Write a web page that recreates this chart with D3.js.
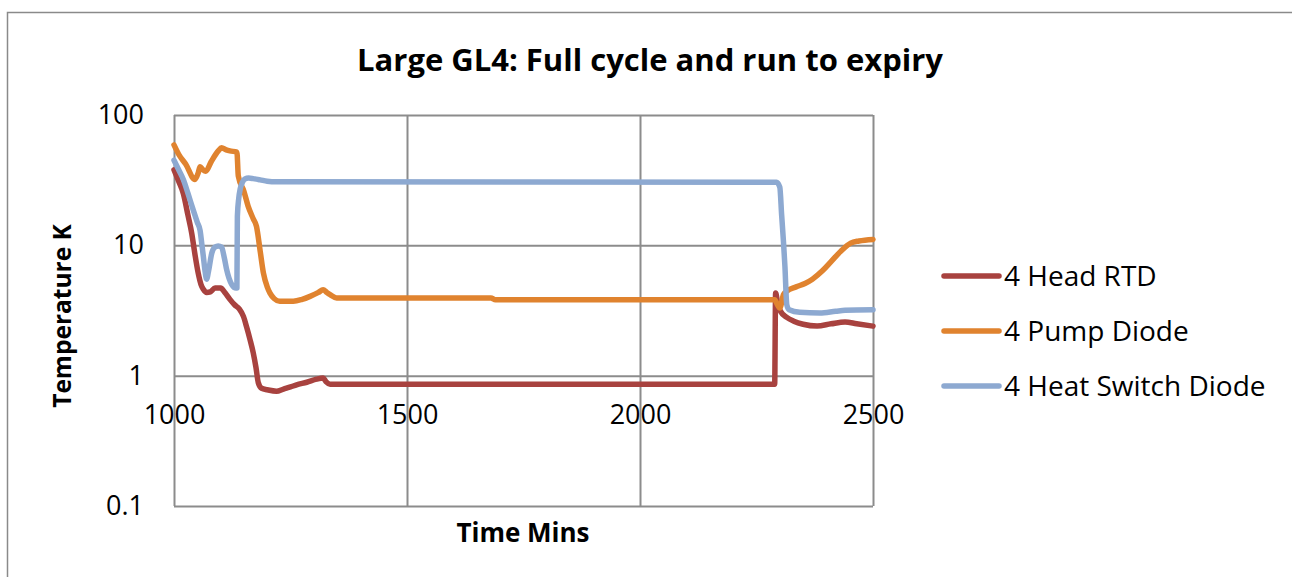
<!DOCTYPE html>
<html>
<head>
<meta charset="utf-8">
<script src="https://cdn.jsdelivr.net/npm/d3@7"></script>
<style>
  body { margin: 0; background: #fff; }
  svg { display: block; font-family: "Open Sans", "Noto Sans", sans-serif; }
</style>
</head>
<body>
<div id="chart"></div>
<script>
// series (time in mins, temperature in K)
var headTime = [1000, 1010, 1020, 1030, 1038, 1045, 1052, 1058, 1063, 1070, 1078, 1088, 1100, 1110, 1120, 1130, 1140, 1149, 1156, 1163, 1170, 1176, 1181, 1188, 1200, 1220, 1235, 1250, 1263, 1285, 1306, 1320, 1326, 1335, 1700, 2289, 2291, 2296, 2302, 2315, 2330, 2350, 2380, 2410, 2440, 2465, 2500];
var headTemp = [38, 31, 25, 17, 12.4, 8.5, 6.1, 5.0, 4.6, 4.35, 4.4, 4.7, 4.7, 4.3, 3.85, 3.5, 3.25, 2.85, 2.35, 1.9, 1.5, 1.15, 0.88, 0.8, 0.78, 0.76, 0.79, 0.82, 0.85, 0.89, 0.94, 0.96, 0.9, 0.86, 0.86, 0.86, 4.3, 3.5, 3.1, 2.8, 2.62, 2.48, 2.4, 2.5, 2.58, 2.5, 2.4];

var pumpTime = [1000, 1010, 1025, 1045, 1052, 1056, 1062, 1068, 1080, 1095, 1102, 1112, 1120, 1135, 1138, 1150, 1159, 1170, 1177, 1185, 1192, 1200, 1206, 1215, 1227, 1256, 1275, 1292, 1310, 1320, 1328, 1335, 1349, 1680, 1690, 2289, 2295, 2300, 2308, 2315, 2335, 2354, 2370, 2392, 2410, 2430, 2452, 2470, 2500];
var pumpTemp = [59, 50, 42, 32, 36, 40, 38, 37, 44, 53, 56, 54, 53, 52, 34, 26, 20, 16, 14, 9, 6.1, 4.8, 4.3, 3.9, 3.72, 3.72, 3.85, 4.06, 4.35, 4.57, 4.35, 4.19, 3.95, 3.95, 3.82, 3.82, 3.5, 3.3, 4.2, 4.45, 4.8, 5.1, 5.5, 6.4, 7.5, 8.95, 10.4, 10.8, 11.1];

var switchTime = [1000, 1010, 1020, 1030, 1041, 1050, 1056, 1060, 1063, 1067, 1070, 1074, 1081, 1088, 1095, 1102, 1108, 1113, 1118, 1124, 1133, 1135, 1136, 1139, 1142, 1147, 1152, 1160, 1170, 1185, 1200, 1220, 2293, 2300, 2304, 2308, 2311, 2315, 2320, 2343, 2386, 2420, 2440, 2500];
var switchTemp = [45, 38, 32, 25, 18.8, 15, 13, 10, 8.2, 6.2, 5.5, 6.3, 8.7, 9.7, 9.9, 9.7, 8, 6.5, 5.6, 5.0, 4.7, 4.7, 16.7, 23, 27, 30.5, 32.3, 32.8, 32.5, 31.8, 31, 30.7, 30.5, 28, 17, 10.5, 6.9, 3.5, 3.2, 3.06, 3.03, 3.12, 3.17, 3.2];

var seriesNames = ["4 Head RTD", "4 Pump Diode", "4 Heat Switch Diode"];
var seriesColors = ["#A8423F", "#E0832F", "#8DA9D1"];
var xTicks = [1000, 1500, 2000, 2500];
var yTicks = [0.1, 1, 10, 100];

var width = 1292, height = 577;
var plot = {left: 174, right: 873, top: 115, bottom: 506};

var svg = d3.select("#chart")
            .append("svg")
            .attr("width", width)
            .attr("height", height);

// outer chart border (runs off the right and bottom edge)
svg.append("rect")
   .attr("x", 7.5)
   .attr("y", 12.5)
   .attr("width", 1320)
   .attr("height", 620)
   .style("fill", "none")
   .style("stroke", "#8a8a8a")
   .style("stroke-width", 1.5);

var xScale = d3.scaleLinear()
               .domain([1000, 2500])
               .range([plot.left, plot.right]);

var yScale = d3.scaleLog()
               .domain([0.1, 100])
               .range([plot.bottom, plot.top]);

// vertical grid
svg.append("g")
   .attr("class", "x-grid")
   .attr("transform", "translate(0," + plot.bottom + ")")
   .call(d3.axisBottom(xScale).tickValues(xTicks).tickSize(-(plot.bottom - plot.top)).tickFormat(""))
   .call(function(g) { g.select(".domain").remove(); })
   .selectAll("line")
   .style("stroke", "#8c8c8c")
   .style("stroke-width", 2);

// horizontal grid
svg.append("g")
   .attr("class", "y-grid")
   .attr("transform", "translate(" + plot.left + ",0)")
   .call(d3.axisLeft(yScale).tickValues(yTicks).tickSize(-(plot.right - plot.left)).tickFormat(""))
   .call(function(g) { g.select(".domain").remove(); })
   .selectAll("line")
   .style("stroke", "#8c8c8c")
   .style("stroke-width", 2);

// y tick labels
svg.append("g")
   .attr("class", "y-axis")
   .attr("transform", "translate(" + plot.left + ",0)")
   .call(d3.axisLeft(yScale).tickValues(yTicks).tickSize(0).tickPadding(30)
           .tickFormat(function(d) { return d3.format("~g")(d); }))
   .call(function(g) { g.select(".domain").remove(); })
   .selectAll("text")
   .style("font-size", "27px")
   .style("font-family", "'Open Sans', sans-serif")
   .style("fill", "#000");

// x tick labels, axis crosses at 1
svg.append("g")
   .attr("class", "x-axis")
   .attr("transform", "translate(0," + yScale(1) + ")")
   .call(d3.axisBottom(xScale).tickValues(xTicks).tickSize(0).tickPadding(29)
           .tickFormat(d3.format("d")))
   .call(function(g) { g.select(".domain").remove(); })
   .selectAll("text")
   .style("font-size", "27px")
   .style("font-family", "'Open Sans', sans-serif")
   .style("fill", "#000");

// lines
var line = d3.line()
             .x(function(d) { return xScale(d[0]); })
             .y(function(d) { return yScale(d[1]); })
             .curve(d3.curveMonotoneX);

var series = [
  d3.zip(headTime, headTemp),
  d3.zip(pumpTime, pumpTemp),
  d3.zip(switchTime, switchTemp)
];

svg.selectAll(".series")
   .data(series)
   .enter()
   .append("path")
   .attr("class", "series")
   .attr("d", line)
   .style("fill", "none")
   .style("stroke", function(d, i) { return seriesColors[i]; })
   .style("stroke-width", 5.5)
   .style("stroke-linejoin", "round")
   .style("stroke-linecap", "round");

// title
svg.append("text")
   .attr("x", 650)
   .attr("y", 71)
   .style("text-anchor", "middle")
   .style("font-size", "31px")
   .style("font-weight", "bold")
   .text("Large GL4: Full cycle and run to expiry");

// axis titles
svg.append("text")
   .attr("x", 523)
   .attr("y", 542)
   .style("text-anchor", "middle")
   .style("font-size", "26px")
   .style("font-weight", "bold")
   .text("Time Mins");

svg.append("text")
   .attr("transform", "translate(71,316) rotate(-90)")
   .style("text-anchor", "middle")
   .style("font-size", "24.5px")
   .style("font-weight", "bold")
   .text("Temperature K");

// legend
var legend = svg.selectAll(".legend")
                .data(seriesNames)
                .enter()
                .append("g")
                .attr("class", "legend")
                .attr("transform", function(d, i) { return "translate(944," + (276 + i * 55) + ")"; });

legend.append("line")
      .attr("x1", 0)
      .attr("x2", 55)
      .style("stroke", function(d, i) { return seriesColors[i]; })
      .style("stroke-width", 5.5)
      .style("stroke-linecap", "round");

legend.append("text")
      .attr("x", 60)
      .attr("dy", "0.35em")
      .style("font-size", "28px")
      .text(function(d) { return d; });
</script>
</body>
</html>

Directive »
Copy each line exactly, and leave the pictures out of your copy.

Finished task »
Write a web page that recreates this chart with D3.js.
<!DOCTYPE html>
<html>
<head>
<meta charset="utf-8">
<script src="https://cdn.jsdelivr.net/npm/d3@7"></script>
<style>
  body { margin: 0; background: #fff; }
  svg { display: block; font-family: "Open Sans", "Noto Sans", sans-serif; }
</style>
</head>
<body>
<div id="chart"></div>
<script>
// series (time in mins, temperature in K)
var headTime = [1000, 1010, 1020, 1030, 1038, 1045, 1052, 1058, 1063, 1070, 1078, 1088, 1100, 1110, 1120, 1130, 1140, 1149, 1156, 1163, 1170, 1176, 1181, 1188, 1200, 1220, 1235, 1250, 1263, 1285, 1306, 1320, 1326, 1335, 1700, 2289, 2291, 2296, 2302, 2315, 2330, 2350, 2380, 2410, 2440, 2465, 2500];
var headTemp = [38, 31, 25, 17, 12.4, 8.5, 6.1, 5.0, 4.6, 4.35, 4.4, 4.7, 4.7, 4.3, 3.85, 3.5, 3.25, 2.85, 2.35, 1.9, 1.5, 1.15, 0.88, 0.8, 0.78, 0.76, 0.79, 0.82, 0.85, 0.89, 0.94, 0.96, 0.9, 0.86, 0.86, 0.86, 4.3, 3.5, 3.1, 2.8, 2.62, 2.48, 2.4, 2.5, 2.58, 2.5, 2.4];

var pumpTime = [1000, 1010, 1025, 1045, 1052, 1056, 1062, 1068, 1080, 1095, 1102, 1112, 1120, 1135, 1138, 1150, 1159, 1170, 1177, 1185, 1192, 1200, 1206, 1215, 1227, 1256, 1275, 1292, 1310, 1320, 1328, 1335, 1349, 1680, 1690, 2289, 2295, 2300, 2308, 2315, 2335, 2354, 2370, 2392, 2410, 2430, 2452, 2470, 2500];
var pumpTemp = [59, 50, 42, 32, 36, 40, 38, 37, 44, 53, 56, 54, 53, 52, 34, 26, 20, 16, 14, 9, 6.1, 4.8, 4.3, 3.9, 3.72, 3.72, 3.85, 4.06, 4.35, 4.57, 4.35, 4.19, 3.95, 3.95, 3.82, 3.82, 3.5, 3.3, 4.2, 4.45, 4.8, 5.1, 5.5, 6.4, 7.5, 8.95, 10.4, 10.8, 11.1];

var switchTime = [1000, 1010, 1020, 1030, 1041, 1050, 1056, 1060, 1063, 1067, 1070, 1074, 1081, 1088, 1095, 1102, 1108, 1113, 1118, 1124, 1133, 1135, 1136, 1139, 1142, 1147, 1152, 1160, 1170, 1185, 1200, 1220, 2293, 2300, 2304, 2308, 2311, 2315, 2320, 2343, 2386, 2420, 2440, 2500];
var switchTemp = [45, 38, 32, 25, 18.8, 15, 13, 10, 8.2, 6.2, 5.5, 6.3, 8.7, 9.7, 9.9, 9.7, 8, 6.5, 5.6, 5.0, 4.7, 4.7, 16.7, 23, 27, 30.5, 32.3, 32.8, 32.5, 31.8, 31, 30.7, 30.5, 28, 17, 10.5, 6.9, 3.5, 3.2, 3.06, 3.03, 3.12, 3.17, 3.2];

var seriesNames = ["4 Head RTD", "4 Pump Diode", "4 Heat Switch Diode"];
var seriesColors = ["#A8423F", "#E0832F", "#8DA9D1"];
var xTicks = [1000, 1500, 2000, 2500];
var yTicks = [0.1, 1, 10, 100];

var width = 1292, height = 577;
var plot = {left: 174, right: 873, top: 115, bottom: 506};

var svg = d3.select("#chart")
            .append("svg")
            .attr("width", width)
            .attr("height", height);

// outer chart border (runs off the right and bottom edge)
svg.append("rect")
   .attr("x", 7.5)
   .attr("y", 12.5)
   .attr("width", 1320)
   .attr("height", 620)
   .style("fill", "none")
   .style("stroke", "#8a8a8a")
   .style("stroke-width", 1.5);

var xScale = d3.scaleLinear()
               .domain([1000, 2500])
               .range([plot.left, plot.right]);

var yScale = d3.scaleLog()
               .domain([0.1, 100])
               .range([plot.bottom, plot.top]);

// vertical grid
svg.append("g")
   .attr("class", "x-grid")
   .attr("transform", "translate(0," + plot.bottom + ")")
   .call(d3.axisBottom(xScale).tickValues(xTicks).tickSize(-(plot.bottom - plot.top)).tickFormat(""))
   .call(function(g) { g.select(".domain").remove(); })
   .selectAll("line")
   .style("stroke", "#8c8c8c")
   .style("stroke-width", 2);

// horizontal grid
svg.append("g")
   .attr("class", "y-grid")
   .attr("transform", "translate(" + plot.left + ",0)")
   .call(d3.axisLeft(yScale).tickValues(yTicks).tickSize(-(plot.right - plot.left)).tickFormat(""))
   .call(function(g) { g.select(".domain").remove(); })
   .selectAll("line")
   .style("stroke", "#8c8c8c")
   .style("stroke-width", 2);

// y tick labels
svg.append("g")
   .attr("class", "y-axis")
   .attr("transform", "translate(" + plot.left + ",0)")
   .call(d3.axisLeft(yScale).tickValues(yTicks).tickSize(0).tickPadding(30)
           .tickFormat(function(d) { return d3.format("~g")(d); }))
   .call(function(g) { g.select(".domain").remove(); })
   .selectAll("text")
   .style("font-size", "27px")
   .style("font-family", "'Open Sans', sans-serif")
   .style("fill", "#000");

// x tick labels, axis crosses at 1
svg.append("g")
   .attr("class", "x-axis")
   .attr("transform", "translate(0," + yScale(1) + ")")
   .call(d3.axisBottom(xScale).tickValues(xTicks).tickSize(0).tickPadding(29)
           .tickFormat(d3.format("d")))
   .call(function(g) { g.select(".domain").remove(); })
   .selectAll("text")
   .style("font-size", "27px")
   .style("font-family", "'Open Sans', sans-serif")
   .style("fill", "#000");

// lines
var line = d3.line()
             .x(function(d) { return xScale(d[0]); })
             .y(function(d) { return yScale(d[1]); })
             .curve(d3.curveMonotoneX);

var series = [
  d3.zip(headTime, headTemp),
  d3.zip(pumpTime, pumpTemp),
  d3.zip(switchTime, switchTemp)
];

svg.selectAll(".series")
   .data(series)
   .enter()
   .append("path")
   .attr("class", "series")
   .attr("d", line)
   .style("fill", "none")
   .style("stroke", function(d, i) { return seriesColors[i]; })
   .style("stroke-width", 5.5)
   .style("stroke-linejoin", "round")
   .style("stroke-linecap", "round");

// title
svg.append("text")
   .attr("x", 650)
   .attr("y", 71)
   .style("text-anchor", "middle")
   .style("font-size", "31px")
   .style("font-weight", "bold")
   .text("Large GL4: Full cycle and run to expiry");

// axis titles
svg.append("text")
   .attr("x", 523)
   .attr("y", 542)
   .style("text-anchor", "middle")
   .style("font-size", "26px")
   .style("font-weight", "bold")
   .text("Time Mins");

svg.append("text")
   .attr("transform", "translate(71,316) rotate(-90)")
   .style("text-anchor", "middle")
   .style("font-size", "24.5px")
   .style("font-weight", "bold")
   .text("Temperature K");

// legend
var legend = svg.selectAll(".legend")
                .data(seriesNames)
                .enter()
                .append("g")
                .attr("class", "legend")
                .attr("transform", function(d, i) { return "translate(944," + (276 + i * 55) + ")"; });

legend.append("line")
      .attr("x1", 0)
      .attr("x2", 55)
      .style("stroke", function(d, i) { return seriesColors[i]; })
      .style("stroke-width", 5.5)
      .style("stroke-linecap", "round");

legend.append("text")
      .attr("x", 60)
      .attr("dy", "0.35em")
      .style("font-size", "28px")
      .text(function(d) { return d; });
</script>
</body>
</html>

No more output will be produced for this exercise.